Назым не ошибся в нем. Выйдя из тюрьмы, Бетховен Хасан не нашел работы. Но не стал вором. Тайком перешел болгарскую границу, поступил в Русе на завод, работает, учится музыке…
В Болгарии встретится Назым Хикмет еще с одним своим героем: Бедреддином. Он проедет по тем же дорогам Делиормана, по которым пятьсот лет назад скакали кони вождя повстанцев. И на этих дорогах почувствует, что обязан помочь воплотиться мечте Бедреддина: «Всем сообща поля пахать, всем сообща срывать плоды с ветвей и есть инжир медовый в общем доме…» Он остановит машину, выйдет на дорогу к делиорманским крестьянам. И вместе с ними под вечер войдет в прокопченную кофейню деревни Беловец. По обычаю народа поцелует руки старикам, напомнит им о Бедреддине. Пойдет с ними из дома в дом. И к середине ночи в деревне будет организован кооператив. Это повторится во многих деревнях. В Добрудже в деревне Гуслар кооператив назовут его именем. В Родопах горную деревню Чифтлик крестьяне переименуют в деревню «Назым Хикмет». И на первые гонорары за свои книги, которые начнут выходить во всем мире, он купит для них советский грузовик.

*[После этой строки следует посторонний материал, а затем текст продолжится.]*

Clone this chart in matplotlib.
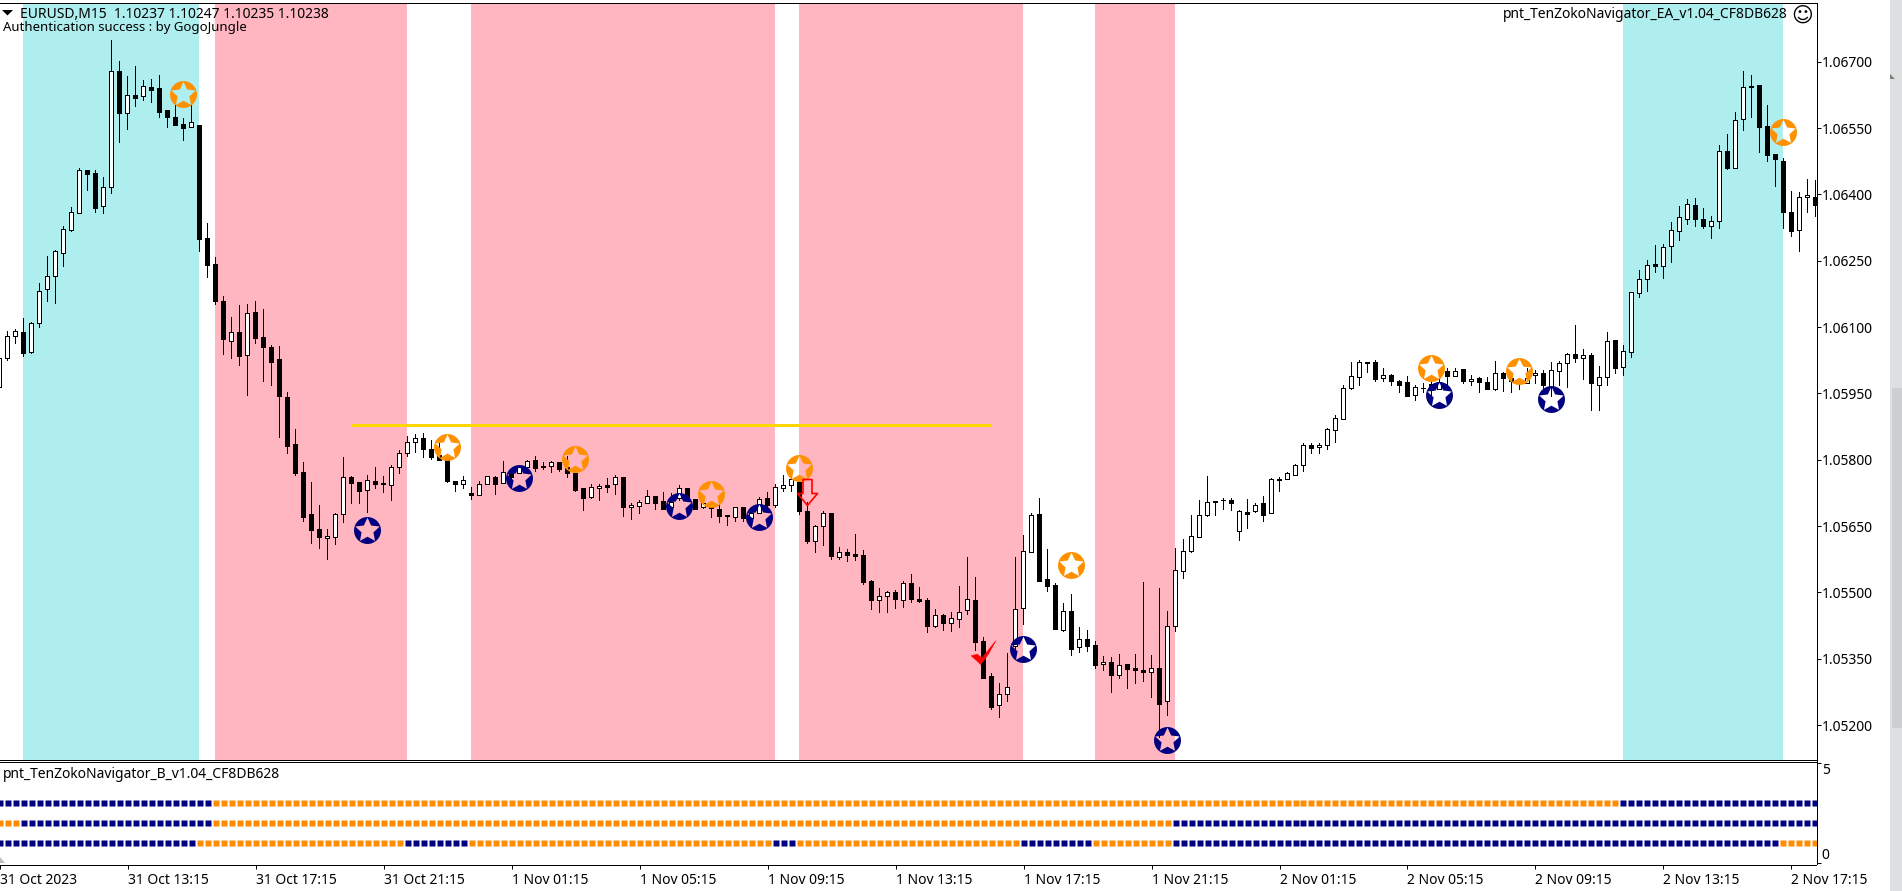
import numpy as np
import matplotlib
matplotlib.use('Agg')
import matplotlib.pyplot as plt
from matplotlib.path import Path
from matplotlib.transforms import ScaledTranslation

plt.rcParams['font.family'] = ['Noto Sans', 'DejaVu Sans']

W, H = 1902, 891

# EURUSD M15 candles, prices in points (1e-5)
opens = [105964,106029,106079,106088,106044,106109,106185,106216,106268,106320,
106359,106455,106448,106373,106416,106679,106583,106624,106622,106642,
106641,106591,106575,106559,106552,106557,106302,106242,106158,106068,
106088,106036,106134,106077,106054,106027,105941,105835,105772,105677,
105643,105622,105625,105677,105760,105749,105731,105751,105747,105742,
105783,105815,105840,105849,105824,105811,105800,105752,105744,105725,
105721,105746,105760,105748,105770,105771,105783,105799,105786,105785,
105794,105784,105771,105735,105715,105735,105742,105744,105760,105692,
105696,105703,105719,105706,105692,105713,105737,105711,105692,105692,
105689,105674,105671,105692,105669,105680,105713,105698,105737,105742,
105750,105684,105617,105649,105679,105581,105591,105586,105584,105525,
105483,105492,105500,105483,105521,105484,105482,105425,105448,105431,
105439,105459,105482,105389,105310,105245,105270,105379,105465,105592,
105677,105530,105516,105416,105457,105376,105394,105380,105337,105342,
105314,105337,105328,105324,105321,105328,105254,105423,105548,105594,
105626,105676,105704,105710,105708,105638,105681,105683,105701,105679,
105755,105756,105766,105787,105833,105828,105833,105867,105892,105962,
105987,106019,106021,105984,105991,105977,105975,105946,105963,105971,
105959,106000,105989,106005,105977,105984,105975,105961,105996,105984,
105977,105973,105991,105996,105965,106000,106018,106039,106030,106036,
105968,105987,106070,106009,106043,106177,106208,106242,106238,106283,
106317,106344,106376,106344,106328,106339,106498,106459,106570,106645,
106647,106554,106491,106475,106360,106319,106394,106395]
highs = [106030,106091,106096,106121,106112,106200,106261,106274,106329,106372,
106459,106455,106455,106440,106749,106702,106668,106691,106659,106661,
106670,106591,106610,106573,106602,106557,106336,106259,106170,106123,
106150,106152,106159,106141,106059,106057,105953,105870,105795,105750,
105698,105643,105679,105806,105763,105749,105765,105784,105763,105787,
105821,105854,105858,105861,105845,105838,105800,105752,105763,105738,
105752,105763,105763,105796,105777,105788,105800,105808,105795,105796,
105794,105808,105771,105737,105744,105744,105758,105765,105760,105701,
105709,105731,105719,105726,105725,105742,105737,105711,105705,105702,
105697,105674,105694,105692,105680,105715,105727,105744,105765,105770,
105756,105705,105652,105683,105679,105602,105597,105631,105595,105527,
105509,105502,105505,105525,105541,105511,105487,105462,105450,105456,
105514,105579,105534,105398,105317,105294,105362,105579,105629,105679,
105713,105597,105521,105475,105496,105421,105416,105389,105355,105353,
105361,105337,105361,105523,105358,105510,105458,105600,105620,105675,
105709,105763,105707,105713,105713,105686,105711,105701,105717,105758,
105760,105772,105790,105837,105837,105837,105872,105901,105968,106021,
106025,106021,106025,106007,105993,105980,105989,105968,105973,105977,
105991,106007,106007,106005,105991,105987,105987,106023,105998,105984,
105977,106007,106002,106002,106021,106023,106041,106105,106050,106041,
106011,106088,106070,106059,106179,106229,106251,106285,106287,106337,
106373,106389,106391,106369,106351,106511,106536,106586,106679,106670,
106647,106602,106491,106482,106407,106405,106434,106432]
lows = [105962,106026,106065,106035,106042,106101,106158,106155,106238,106318,
106358,106409,106361,106357,106404,106519,106549,106601,106614,106608,
106574,106553,106556,106522,106552,106273,106214,106152,106038,106029,
106015,105947,106063,105979,105970,105852,105816,105766,105662,105612,
105601,105576,105610,105660,105701,105701,105682,105735,105728,105710,
105771,105809,105818,105807,105802,105800,105750,105730,105737,105712,
105721,105744,105723,105748,105754,105769,105781,105775,105779,105773,
105775,105762,105730,105687,105714,105710,105728,105723,105673,105667,
105680,105703,105689,105688,105691,105709,105711,105689,105690,105671,
105660,105652,105662,105662,105668,105679,105695,105694,105730,105729,
105677,105612,105592,105606,105576,105576,105572,105574,105520,105463,
105456,105456,105465,105468,105479,105479,105411,105421,105416,105413,
105422,105452,105370,105307,105237,105217,105255,105370,105429,105592,
105525,105504,105417,105413,105359,105364,105368,105330,105325,105275,
105307,105284,105296,105300,105264,105174,105223,105413,105533,105592,
105625,105673,105676,105689,105687,105619,105646,105681,105662,105679,
105730,105756,105765,105774,105815,105815,105824,105839,105892,105959,
105968,105999,105979,105977,105968,105954,105943,105934,105952,105944,
105959,105967,105989,105974,105968,105954,105959,105958,105956,105954,
105959,105973,105974,105962,105943,105968,105965,106022,105982,105913,
105913,105968,105997,105992,106033,106169,106182,106225,106210,106248,
106298,106334,106329,106323,106302,106325,106457,106459,106546,106574,
106495,106476,106420,106325,106307,106273,106361,106352]
closes = [106030,106079,106091,106042,106109,106181,106215,106272,106321,106360,
106455,106447,106370,106416,106679,106583,106624,106619,106645,106637,
106587,106574,106557,106551,106563,106300,106241,106158,106072,106088,
106035,106131,106076,106054,106022,105943,105832,105771,105671,105642,
105626,105627,105677,105760,105748,105730,105754,105746,105744,105783,
105815,105840,105849,105824,105807,105800,105752,105744,105754,105721,
105744,105763,105744,105772,105761,105783,105796,105782,105784,105794,
105780,105770,105732,105714,105738,105740,105739,105760,105694,105697,
105704,105719,105703,105689,105704,105737,105713,105689,105703,105690,
105673,105672,105692,105669,105680,105712,105698,105738,105742,105756,
105685,105617,105650,105679,105583,105591,105585,105582,105523,105483,
105492,105500,105485,105521,105485,105481,105425,105448,105431,105441,
105455,105484,105388,105307,105241,105271,105285,105463,105593,105674,
105525,105515,105417,105457,105373,105394,105379,105336,105342,105312,
105335,105327,105325,105321,105328,105248,105423,105550,105593,105627,
105674,105704,105707,105708,105703,105683,105678,105697,105676,105756,
105757,105769,105787,105833,105826,105833,105869,105894,105962,105989,
106021,106021,105983,105991,105977,105970,105943,105964,105962,105958,
105975,105989,106000,105977,105982,105975,105961,105996,105984,105978,
105973,105984,105996,105968,106002,106018,106039,106030,106036,105974,
105988,106068,106007,106045,106179,106208,106240,106238,106281,106319,
106348,106378,106344,106328,106339,106498,106459,106568,106642,106642,
106553,106490,106479,106361,106318,106395,106398,106377]

# shaded zones (first bar, last bar)
teal_zones = [(3, 25), (203, 223)]
pink_zones = [(27, 51), (59, 97), (100, 128), (137, 147)]

# signal markers
orange_idx = [23, 56, 72, 89, 100, 134, 179, 190, 223]
orange_px = [106627, 105828, 105801, 105722, 105781, 105561, 106007, 106000, 106541]
blue_idx = [46, 65, 85, 95, 128, 146, 180, 194]
blue_px = [105640, 105758, 105695, 105670, 105371, 105165, 105946, 105937]

level_bars = [44, 124]
level_px = 105878
arrow_bar, arrow_px = 101, 105727
check_bar, check_px = 123, 105366

# indicator rows as run lengths: 0 navy, 1 orange
row3_runs = [(0, 27), (1, 176), (0, 25)]
row2_runs = [(1, 3), (0, 24), (1, 120), (0, 81)]
row1_runs = [(0, 25), (1, 26), (0, 8), (1, 38), (0, 3), (1, 28), (0, 9), (1, 10), (0, 76), (1, 5)]

price_ticks = [1.05200, 1.05350, 1.05500, 1.05650, 1.05800, 1.05950,
               1.06100, 1.06250, 1.06400, 1.06550, 1.06700]
time_bars = [0, 16, 32, 48, 64, 80, 96, 112, 128, 144, 160, 176, 192, 208, 224]
time_labels = ['31 Oct 2023', '31 Oct 13:15', '31 Oct 17:15', '31 Oct 21:15', '1 Nov 01:15',
               '1 Nov 05:15', '1 Nov 09:15', '1 Nov 13:15', '1 Nov 17:15', '1 Nov 21:15',
               '2 Nov 01:15', '2 Nov 05:15', '2 Nov 09:15', '2 Nov 13:15', '2 Nov 17:15']

NAVY = '#000080'
ORANGE = '#FF8C00'
PX = 0.72  # one pixel in points
FS = 10


def star_disc():
    # disc with a star shaped hole, the chart shows through the hole
    t = np.linspace(0, 2 * np.pi, 64)
    circ = np.column_stack([np.cos(t), np.sin(t)])
    a = np.pi / 2 - np.arange(11) * np.pi / 5
    r = np.where(np.arange(11) % 2 == 0, 0.95, 0.46)
    star = np.column_stack([r * np.cos(a), r * np.sin(a)])
    return Path.make_compound_path(Path(circ, closed=True), Path(star, closed=True))


def px_ax(x0, y0, x1, y1):
    return [x0 / W, 1 - y1 / H, (x1 - x0) / W, (y1 - y0) / H]


fig = plt.figure(figsize=(W / 100, H / 100), dpi=100, facecolor='white')
ax = fig.add_axes(px_ax(0, 2.5, 1816.5, 759.5))
sub = fig.add_axes(px_ax(0, 761.5, 1816.5, 864.5))
xlim = (0.0875, 227.15)

o, h, l, c = [np.array(v) / 100000 for v in (opens, highs, lows, closes)]
idx = np.arange(len(o))

for a, b in teal_zones:
    ax.axvspan(a, b, color='#AFEEEE', lw=0, zorder=0)
for a, b in pink_zones:
    ax.axvspan(a, b, color='#FFB6C1', lw=0, zorder=0)

ax.vlines(idx, l, h, color='black', lw=PX, antialiased=False, zorder=2)
up = c >= o
ax.bar(idx[up], (c - o)[up], bottom=o[up], width=0.5, facecolor='white', edgecolor='black',
       linewidth=PX, antialiased=False, zorder=3)
ax.bar(idx[~up], (o - c)[~up], bottom=c[~up], width=0.5, facecolor='black', edgecolor='black',
       linewidth=PX, antialiased=False, zorder=3)

ax.plot(level_bars, [level_px / 100000] * 2, color='#FFD700', lw=3 * PX, solid_capstyle='butt', zorder=4)

disc = star_disc()
ax.plot(np.array(orange_idx) - 0.1, np.array(orange_px) / 100000, ls='none', marker=disc, ms=19.4,
        mfc='#FF9000', mec='none', zorder=5)
ax.plot(np.array(blue_idx) - 0.1, np.array(blue_px) / 100000, ls='none', marker=disc, ms=19.4,
        mfc=NAVY, mec='none', zorder=5)

arrow = Path([(-4.5, 13), (4.5, 13), (4.5, -1), (10, -1), (0, -13), (-10, -1), (-4.5, -1), (-4.5, 13)], closed=True)
ax.plot([arrow_bar - 0.1], [arrow_px / 100000], ls='none', marker=arrow, ms=18.7, mfc='none', mec='#FF0000',
        mew=1.2, zorder=6)
tick_mark = Path([(-12.3, -3.3), (-6, -1.7), (-1.7, -5.7), (12.3, 11.7), (5, -1.5), (-2.7, -12), (-12.3, -3.3)], closed=True)
ax.plot([check_bar], [check_px / 100000], ls='none', marker=tick_mark, ms=17.7, mfc='#FF0000', mec='#FF0000',
        mew=0.4, zorder=6)

ax.set_xlim(xlim)
ax.set_ylim(1.05122, 1.068340)
ax.yaxis.tick_right()
ax.set_yticks(price_ticks)
ax.set_yticklabels(['%.5f' % p for p in price_ticks], fontsize=FS)
ax.tick_params(axis='y', length=3, width=PX, pad=0.8)
ax.set_xticks([])
ax.spines['left'].set_visible(False)
for s in ('top', 'right', 'bottom'):
    ax.spines[s].set_linewidth(PX)

for row, runs in ((3, row3_runs), (2, row2_runs), (1, row1_runs)):
    state = np.repeat([r[0] for r in runs], [r[1] for r in runs])
    for val, col in ((0, NAVY), (1, ORANGE)):
        bars = np.flatnonzero(state == val)
        sub.plot(bars, np.full(len(bars), row), ls='none', marker='s', ms=4.8, mfc=col, mec='none')

sub.set_xlim(xlim)
sub.set_ylim(-0.09, 5.06)
sub.yaxis.tick_right()
sub.set_yticks([0, 5])
sub.set_yticklabels(['0', '5'], fontsize=FS)
sub.get_yticklabels()[0].set_va('bottom')
five = sub.get_yticklabels()[1]
five.set_va('top')
five.set_transform(five.get_transform() + ScaledTranslation(0, -2 * PX / 72, fig.dpi_scale_trans))
sub.tick_params(axis='y', length=3, width=PX, pad=0.8)
sub.set_xticks(time_bars)
sub.set_xticklabels(time_labels, fontsize=FS, ha='left')
sub.tick_params(axis='x', length=3, width=PX, pad=3)
sub.spines['left'].set_visible(False)
for s in ('top', 'right', 'bottom'):
    sub.spines[s].set_linewidth(PX)

# window furniture and header texts, in pixels
top = fig.add_axes([0, 0, 1, 1], zorder=10)
top.set_xlim(0, W)
top.set_ylim(H, 0)
top.axis('off')
top.fill([1889.5, W, W, 1889.5], [0, 0, H, H], color='#DDE0E0', lw=0)
top.fill([1892, W, W, 1892], [388, 388, 728, 728], color='#CDD0D0', lw=0)
top.fill([1890, 1895, 1890], [74, 79, 79], color='#808080', lw=0)
top.fill([0, 5, 0], [857, 863, 863], color='#C0C0C0', lw=0)
top.fill([2, 13, 7.5], [10, 10, 15.5], color='black', lw=0)
top.text(20, 14, 'EURUSD,M15  1.10237 1.10247 1.10235 1.10238', fontsize=FS, va='center', ha='left')
top.text(3, 27, 'Authentication success : by GogoJungle', fontsize=9.5, va='center', ha='left')
top.text(1788, 15, 'pnt_TenZokoNavigator_EA_v1.04_CF8DB628', fontsize=FS, va='center', ha='right')
top.text(1802.5, 15.5, '\u263a', fontsize=15, va='center', ha='center', family='DejaVu Sans')
top.text(3, 774, 'pnt_TenZokoNavigator_B_v1.04_CF8DB628', fontsize=FS, va='center', ha='left')

fig.savefig('out.png', dpi=100)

Его поездка превратится в народный праздник. Его будут встречать песнями — он запоет вместе с ними, в его честь станут соревноваться борцы — пехлеваны, девушки поставят его в центр хоровода — он будет плясать вместе с ними. Крестьянские матери будут протягивать ему своих детей, названных его именем, как протягивали Ферхаду своих детей матери легендарного Арзена.
В эти дни турецкие газеты сообщат: «Назым Хикмет, красный поэт, убит разгневанными турецкими крестьянами в Болгарии». Поторопившись, они выдадут желаемое за истинное.
На одной из встреч кто-то действительно перережет провод микрофона. И Назым опять шагнет в толпу и поведет ее на луг. И народ сам будет охранять своего поэта… Нет, недаром боялись его влияния на массы те, кто готовился эти массы предать.
И в Софии, сидя в парке под старым каштаном, он сам с удивлением подумает о той силе, которую обрело за эти годы его слово и которую он впервые реально ощутил именно здесь, в Болгарии.
Под этим старым каштаном его в письме попросит посидеть Мюневвер: она родилась в Софии. Сохранилась фотография: годовалый ребенок сидит с нянькой на скамье под каштаном в парке «Царя Бориса». «Сходи туда, сядь под самым старым каштаном. И забудь обо всем, даже о нашей разлуке забудь».
На двенадцатый день голодовки Мюневвер пришла к нему с известием, что большинство депутатов Демократической партии обязалось голосовать за всеобщую амнистию, если они будут избраны. А судя по всеобщей ненависти к правящей Народно-республиканской партии, они, если не случится «чуда», должны на выборах в мае победить.
Мюневвер в этот раз была не одна. Вместе с нею пришла Фатьма Ялчи, верный товарищ, одна из двух женщин, осужденных вместе с Назымом военно-морским трибуналом на судне «Эркин» в 1938 году и отправленная вместе с ним и Кемалем Тахиром после приговора в тюрьму города Чанкыры.
Назым, вытянувшись во весь рост, лежал на кровати. Увидев нас, приподнялся. Мюневвер подложила ему под спину подушки. Он всегда при встрече обнимал меня. В этот раз мы впервые не обнялись — он был очень слаб, нельзя было его утомлять. Лицо у него было желтое. Исхудавшее. Только курчавые рыжие волосы остались прежними да синие, полные жизни глаза. Мы не виделись после Чанкыры. С той поры прошло десять лет. Похудел ли он раньше или во время голодовки, я не знала… Вместо обычного громкого смеха — слабая улыбка.
— Как дела, Назым?
— Доктора говорят: изо рта у меня пахнет ацетоном. Признак, что день разлуки близок…
Я молчу. Молчит Мюневвер. Сердце у меня обливается кровью. Я не нахожу слов, которые укрепили бы его мужество. Пытаюсь заменить слова взглядом. Я восхищаюсь Мюневвер. Быть его кузиной, стать его женой и смотреть, как он погибает на твоих глазах. Это нелегко… Не показывать своих мучений, вовремя поддержать его силы словом и делом. Это нелегко…
За стенами больницы прогрессивные интеллигенты и молодежь продолжают борьбу за амнистию. На улицах продают газету «Назым Хикмет». На Галатском мосту его мать Джелиле-ханым взывает: «Не забывайте Назыма Хикмета! Мой сын умирает, спасите его!» И протягивает к толпе газету.